Khodorkovsky on the ‘Blindness’ of the Russia-Ukraine Conflict

June 3, 2014

The following is a translation of an op/ed column published by Mikhail Khodorkovsky in The New Times.

«Such Blindness Looks Silly and Pathetic»

About those brainwashed and on the ecstasy of getting away with things

The New Times. Михаил Ходорковский, 2.06.2014

The Presidential election in Ukraine has shown something that eyewitnesses have been talking about for a while, namely, that Ukrainian national-chauvinists account for a fringe minority (2%). Voters in Ukraine’s east, west, and south want a normal, calm life and, hence, vote for those who, in their opinion, can deliver just that.
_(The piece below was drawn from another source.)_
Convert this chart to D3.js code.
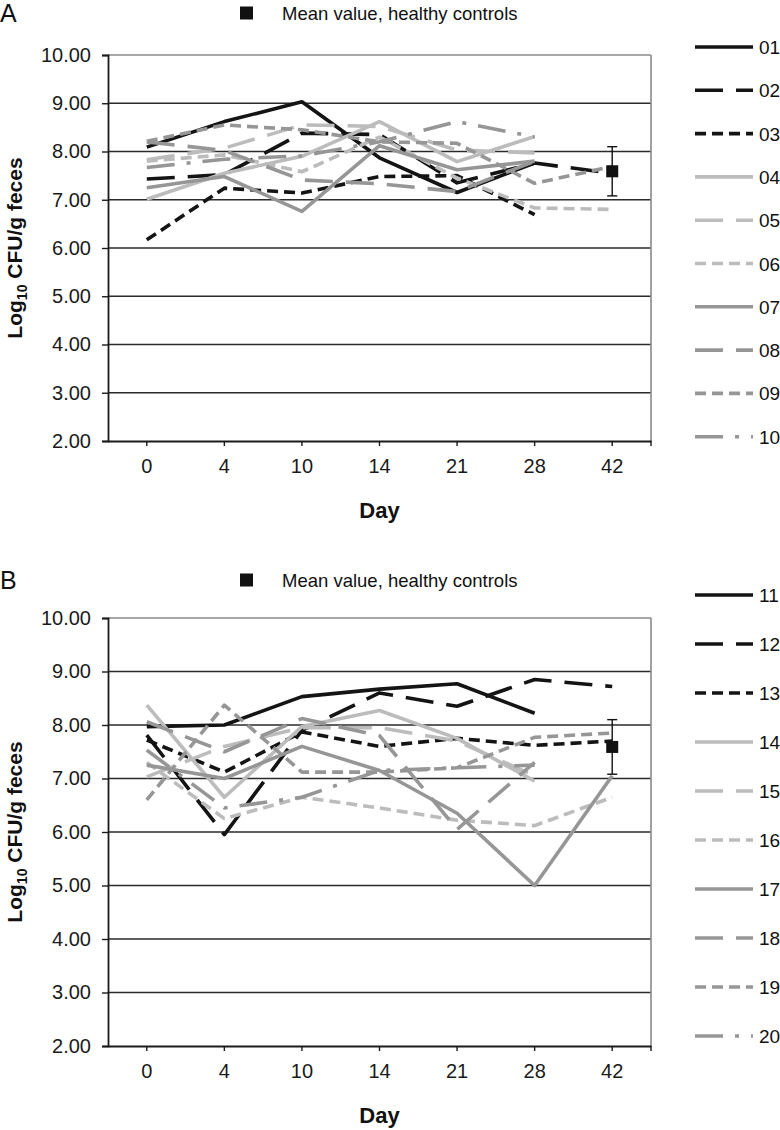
<!DOCTYPE html>
<html><head><meta charset="utf-8">
<script src="https://cdn.jsdelivr.net/npm/d3@7"></script>
<style>
html,body{margin:0;padding:0;background:#fff;}
svg{display:block;font-family:"Liberation Sans",Arial,Helvetica,sans-serif;}
</style></head>
<body><svg id="c" width="780" height="1130"></svg>
<script>
// ---------- data ----------
const days = ["0","4","10","14","21","28","42"];
const yTicks = [2,3,4,5,6,7,8,9,10];
const namesA = ["01","02","03","04","05","06","07","08","09","10"];
const namesB = ["11","12","13","14","15","16","17","18","19","20"];
// panel A (Log10 CFU/g feces per day; null = no sample)
const p01 = [8.09, 8.62, 9.03, 7.87, 7.15, 7.76, null];
const p02 = [7.43, 7.52, 8.38, 8.35, 7.35, 7.76, 7.55];
const p03 = [6.17, 7.24, 7.14, 7.48, 7.50, 6.69, null];
const p04 = [7.01, 7.55, 7.90, 8.62, 7.79, 8.31, null];
const p05 = [7.83, 8.07, 8.55, 8.52, 8.03, 7.97, null];
const p06 = [7.80, 7.93, 7.58, 8.30, 7.45, 6.83, 6.80];
const p07 = [7.25, 7.48, 6.76, 8.12, 7.62, 7.80, null];
const p08 = [8.20, 8.02, 7.41, 7.33, 7.17, 7.80, null];
const p09 = [8.21, 8.55, 8.45, 8.20, 8.17, 7.34, 7.69];
const p10 = [7.67, 7.84, 7.91, 8.20, 8.62, 8.30, null];
// panel B
const p11 = [7.97, 8.00, 8.53, 8.67, 8.77, 8.22, null];
const p12 = [7.81, 5.95, 7.90, 8.60, 8.35, 8.85, 8.72];
const p13 = [7.72, 7.12, 7.87, 7.60, 7.75, 7.62, 7.70];
const p14 = [8.37, 6.65, 7.97, 8.27, 7.75, 6.95, null];
const p15 = [7.03, 7.60, 7.95, 7.95, 7.70, 7.05, null];
const p16 = [7.30, 6.25, 6.65, 6.45, 6.22, 6.12, 6.65];
const p17 = [7.25, 7.00, 7.60, 7.15, 6.35, 5.00, 7.05];
const p18 = [8.06, 7.50, 8.12, 7.80, 6.05, 7.30, null];
const p19 = [6.60, 8.37, 7.12, 7.12, 7.20, 7.77, 7.85];
const p20 = [7.53, 6.45, 6.65, 7.15, 7.20, 7.25, null];
const seriesA = [p01,p02,p03,p04,p05,p06,p07,p08,p09,p10];
const seriesB = [p11,p12,p13,p14,p15,p16,p17,p18,p19,p20];
// healthy controls mean at day 42 with error bar
const meanDay = "42";
const meanValue = [7.59];
const meanLow = [7.08];
const meanHigh = [8.10];

// ---------- styles ----------
const BLACK="#141414", LIGHT="#bcbcbc", MID="#969696";
const styles = [
  {c:BLACK, d:null}, {c:BLACK, d:"28,13"}, {c:BLACK, d:"11,6"},
  {c:LIGHT, d:null}, {c:LIGHT, d:"28,13"}, {c:LIGHT, d:"11,6"},
  {c:MID, d:null},   {c:MID, d:"28,13"},   {c:MID, d:"11,6"},
  {c:MID, d:"28,12,4,12"}
];
const svg = d3.select("#c");

function drawPanel(letter, names, series, cfg){
  const g = svg.append("g");
  const x = d3.scaleBand().domain(days).range([cfg.left, cfg.right]);
  const y = d3.scaleLinear().domain([2,10]).range([cfg.bottom, cfg.top]);

  // panel letter
  g.append("text").attr("x",0).attr("y",cfg.legendY+9).attr("font-size",25).attr("fill","#111").text(letter);
  // mean legend
  g.append("rect").attr("x",240).attr("y",cfg.legendY-6.5).attr("width",13).attr("height",13).attr("fill","#111");
  g.append("text").attr("x",282).attr("y",cfg.legendY+7).attr("font-size",18.5).attr("fill","#111").text("Mean value, healthy controls");

  // grid lines
  g.selectAll(".grid").data(yTicks.filter(d=>d>2 && d<10)).join("line")
    .attr("x1",cfg.left).attr("x2",cfg.right)
    .attr("y1",d=>y(d)).attr("y2",d=>y(d))
    .attr("stroke","#2a2a2a").attr("stroke-width",1.4);
  // plot border top/right (gray)
  g.append("line").attr("x1",cfg.left).attr("x2",cfg.right).attr("y1",y(10)).attr("y2",y(10)).attr("stroke","#8a8a8a").attr("stroke-width",1.6);
  g.append("line").attr("x1",cfg.right).attr("x2",cfg.right).attr("y1",y(10)).attr("y2",y(2)).attr("stroke","#8a8a8a").attr("stroke-width",1.6);

  // y axis
  const ya = g.append("g").attr("transform",`translate(${cfg.left},0)`)
    .call(d3.axisLeft(y).tickValues(yTicks).tickFormat(d3.format(".2f")).tickSize(6).tickPadding(11));
  ya.select(".domain").attr("stroke","#1a1a1a").attr("stroke-width",1.8);
  ya.selectAll(".tick line").attr("stroke","#1a1a1a").attr("stroke-width",1.4);
  ya.selectAll("text").attr("font-size",20).attr("fill","#1a1a1a").attr("font-family","Liberation Sans, Arial, sans-serif");

  // x axis
  const xa = g.append("g").attr("transform",`translate(0,${cfg.bottom})`)
    .call(d3.axisBottom(x).tickSize(5).tickPadding(13).tickSizeOuter(0));
  xa.select(".domain").attr("stroke","#1a1a1a").attr("stroke-width",1.8);
  xa.selectAll(".tick line").attr("stroke","#1a1a1a").attr("stroke-width",1.4);
  xa.selectAll("text").attr("font-size",20).attr("fill","#1a1a1a").attr("font-family","Liberation Sans, Arial, sans-serif");
  xa.append("line").attr("x1",cfg.right).attr("x2",cfg.right).attr("y1",0).attr("y2",5).attr("stroke","#1a1a1a").attr("stroke-width",1.4);

  // axis titles
  g.append("text").attr("x",(cfg.left+cfg.right)/2).attr("y",cfg.bottom+77)
    .attr("text-anchor","middle").attr("font-size",22).attr("font-weight","bold").attr("fill","#111").text("Day");
  const yt = g.append("text").attr("transform",`translate(22,${(cfg.top+cfg.bottom)/2}) rotate(-90)`)
    .attr("text-anchor","middle").attr("font-size",21).attr("font-weight","bold").attr("fill","#111");
  yt.append("tspan").text("Log");
  yt.append("tspan").attr("font-size",14).attr("dy",5).text("10");
  yt.append("tspan").attr("dy",-5).text(" CFU/g feces");

  // lines
  const line = d3.line().defined(d=>d.v!=null).x(d=>x(d.day)+x.bandwidth()/2).y(d=>y(d.v));
  series.forEach((s,i)=>{
    const pts = s.map((v,j)=>({day:days[j], v}));
    g.append("path").attr("d",line(pts)).attr("fill","none")
      .attr("stroke",styles[i].c).attr("stroke-width",3.6)
      .attr("stroke-dasharray",styles[i].d).attr("stroke-linejoin","round");
  });

  // mean with error bar
  const mx = x(meanDay)+x.bandwidth()/2;
  g.append("line").attr("x1",mx).attr("x2",mx).attr("y1",y(meanHigh[0])).attr("y2",y(meanLow[0])).attr("stroke","#111").attr("stroke-width",1.4);
  [meanHigh[0],meanLow[0]].forEach(v=>g.append("line").attr("x1",mx-5).attr("x2",mx+5).attr("y1",y(v)).attr("y2",y(v)).attr("stroke","#111").attr("stroke-width",1.4));
  g.append("rect").attr("x",mx-6).attr("y",y(meanValue[0])-6).attr("width",12).attr("height",12).attr("fill","#111");

  // series legend
  names.forEach((n,i)=>{
    const ly = cfg.legTop + i*cfg.legStep;
    g.append("line").attr("x1",695).attr("x2",753).attr("y1",ly).attr("y2",ly)
      .attr("stroke",styles[i].c).attr("stroke-width",3.6).attr("stroke-dasharray",styles[i].d);
    g.append("text").attr("x",759).attr("y",ly+7).attr("font-size",19).attr("fill","#111").text(n);
  });
}

drawPanel("A", namesA, seriesA, {left:108,right:651,top:55,bottom:441,legendY:13,legTop:47,legStep:43.3});
drawPanel("B", namesB, seriesB, {left:108,right:651,top:618,bottom:1046,legendY:580,legTop:595,legStep:49});
</script></body></html>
Nor are they generally negative towards Russia. That Petr Poroshenko has significant business interests in Russia did not prevent voters, including in western Ukraine from helping to install him as President.

These days I know quite a few people in Donetsk and in Kyiv. They are ethnic Russians and ethnic Ukrainians, in various age brackets. Many of them have lived and gone to school in Russia. They could have moved to better-off places or countries. Yet they love Ukraine, want to build a normal life there and won’t let anyone stand in their way.

My friends and I have spent time in cafes in Kyiv, spoke Russian, just like many other patrons. We shared risky, politically incorrect, the kind we are used to, and laughed at them along with local folks from Kyiv.

I have been to Kharkov and Donetsk, spoke to people in the streets and at official functions. Everywhere I went I met regular, normal people who absolutely don’t want to secede from Ukraine, or join Russia, especially in its current, Putin’s incarnation.

It is true that Putin is very unpopular in Ukraine as someone who has brought war and trouble into people’s homes. However Ukrainians are sympathetic and understanding when it comes to those in Russia who have been brainwashed by propaganda and are blind to glaring similarities (political, social, military) between Donetsk and North Caucasus. Such blindness, forced as it is on people, appears silly and pathetic.

I have also seen those who have taken up arms. Those are your run-of-the-mill ‘international criminal element’. They deem it necessary to ‘take away and divvy it up’, not work and earn. However, as is often the case in such situations, they probably include some regular folks who have been misled. I feel sorry for them.

Do we want to support the criminal element? Haven’t we had enough of their smug winners’ grins in our cities? In Moscow, Rostov, Stavropol Territory? Do we want to kill our former classmates? What for?

Why are we being silent as forces whose provenance we are crystal clear about are supplying weapons to gangsters? Why are we letting Yanukovich pay for mercenaries, while hiding from international justice in our country? Why are we letting our gangsters hone their killing skills on our neighbors? The gangsters will come home to roost, you know, and then we’ll pay with our own blood for today’s delight of impunity.

I hope that our gangsters will be forced out of Ukraine, promptly and cruelly. Ukrainian homegrown gangsters will be forced to stand down or will be thrown behind bars. And then Ukraine will build a normal life. For our part, we will visit and be jealous. They’ll feel sorry for us, treat us to some wonderful Ukrainian borsch and, with a sad look in their eyes, hear us out as we talk about our troubles.